COMMERCIALIZED POLITICS BREAKING POLITICAL PARTIES’ COHESION: CASE OF THE NATIONAL RESISTANCE MOVEMENT PARTY

Published by Patra K on

Commercialized Politics Breaking Political Parties’ Cohesion: Case of The National Resistance Movement Party.

Courtesy Photo

Since Uganda’s return to multi-party dispensation in 2005, competition for elective positions became cut-throat and the desire to win an election pushed majority of the politicians to start identifying themselves with strong political parties.
In Uganda today, it is almost obvious to politicians that when one becomes a flag bearer of a strong party, chances of that candidate winning an election become high. This is mostly why political party primaries are always flooded with huge sums of money splashed on voter inducement.

This has left Political parties’ tickets out for auction and those with the financial muscle often take the ticket regardless of some of them not being well grounded with the political party ideological orientation. Auctioning of political party tickets has overtime caused fratricidal wars within political parties where some members choose to leave and contest as independent candidates.
This was witnessed in the recently concluded National Resistance Movement (NRM) party primary elections which became a “market place” contest of selling and buying of votes. Candidates were seen procuring ambulances, repairing and drilling boreholes,
construction of roads and cash giveaways to groups among others.

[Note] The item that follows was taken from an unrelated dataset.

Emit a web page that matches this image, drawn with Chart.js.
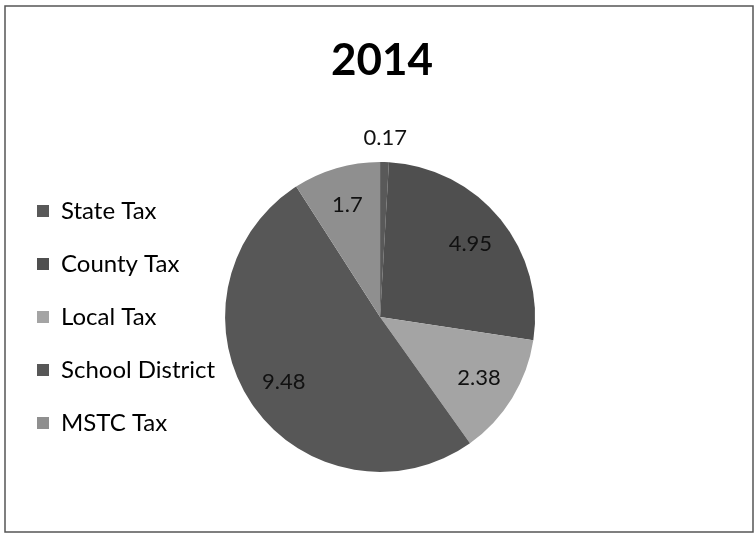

 The financially weak candidates felt cheated because they could not compete effectively with those with money for the party ticket. The disgruntled team decided to opt out of the party and this has seen many contesting as independent candidates particularly for
position of member of parliament. The NRM Party leadership quickly sensed danger on the issue and constituted a team to reconcile members who had defected the party to run as independents. Some of the conditions that the independent candidates who lost in the NRM primaries pushed for included the need for the party to refund the money which they spent during campaigns and nominations before they could step down.

Those that resigned from the civil service jobs to join politics are demanded that they should be reinstated and only if these two conditions were met by the party, would they be willing to be denominated and back the party flag bearers. Its impractical for the NRM to meet these set terms and conditions due to the fact that the party does not have such amounts to compensate the defeated candidates. NRM needs to find viable ways of dealing with commercialization of politics within the party primaries as some of their senior party leaders have already raised alarms concerning the issue.

“The struggle to obtain the party ticket to contest for elective positions is no longer driven by the desire to transform the country and promote the party ideology but to find a way to get money from the government.” senior presidential advisor Abdul Nadduli, Capt. Mike Mukula who contested for National Vice Chairperson Eastern region raised an alarm during the NRM Central Executive Committee campaigns stating that they were extremely monetary. He narrated to the Daily Monitor that throughout his political journey, he had never encountered a campaign as expensive as this one.

“If this is how the 2026 campaigns are going to be held ,I am sorry, I will opt out of them. Government needs to pick interest in knowing where some of the campaign money comes from. I have never seen money like the one that is being splashed around,” said Mukula. Indeed, if this level of commercialization of politics is not addressed, Uganda is going to see most political parties lose out most of their capable leaders.